John Ore, Presiding Justice of the Peace for Maricopa County, to Retire
Candidates were required to file by last Wednesday. Ore told New Times that he made up his mind at the last minute for a variety of reasons: a commuter marriage, a good candidate waiting in the wings to replace him, and some health issues.
Ore drew criticism last year after signing off on all 11 search warrants related to Sheriff Joe Arpaio and County Attorney Andrew Thomas' investigation of other county officials. Since Ore feuded with the county Board of Supervisors in the past, some lawyers questioned why Thomas and Arpaio would use him for their probe.

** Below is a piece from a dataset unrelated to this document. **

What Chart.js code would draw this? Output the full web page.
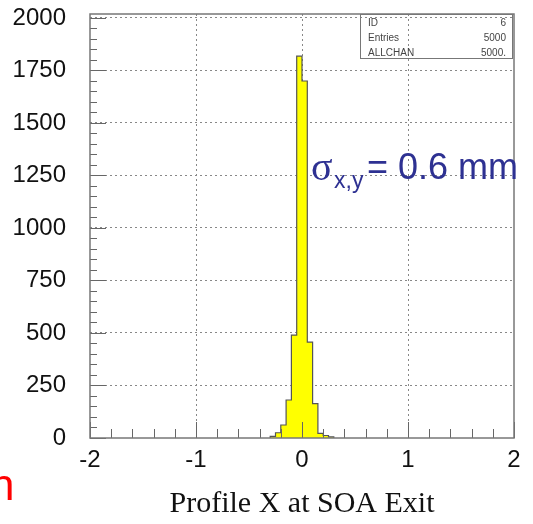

"I can't imagine anyone who would have a bigger ax to grind with . . . our county administration and the county Board of Supervisors than John Ore," defense lawyer Colin Campbell told the Republic earlier this year.
But Ore brushed off the criticism to New Times, saying he hadn't "taken any heat over the search warrants" and that such comments had nothing to do with his decision.
Especially since he believes a qualified Republican has filed papers to run for the seat, Ore said he prefers to leave the decision up to voters. (The Republican, Charles Boles, will face one of the two Democrats who've filed for the position in November.)
Ore also cited his marriage as one reason to quit now. After "many, many years" of being single, he married a Peoria woman six months ago, he said. Her job as an executive for SunHealth requires her to work in the Sun City area; as a justice of the peace representing Tempe, Ore was required to live in the East Valley. "That's 45 miles from door-to-door," he notes.
But Ore says that his health issues, which he declined to elaborate on, were the final straw. Saying he enjoys sailing and motorcycling, Ore said, "I'd like to retire while I'm still well enough to do them."
The county's justices of the peace elect one of their own to serve as presiding justice every two years. The line of succession isn't clear in this case: The associate presiding justice, John Keegan, is also not running for reelection.
Unlike other judicial positions in Arizona, justices of the peace do not have be lawyers and are elected directly by voters.
Ore is a former cop who spent more than 20 years with the Tempe Police Department.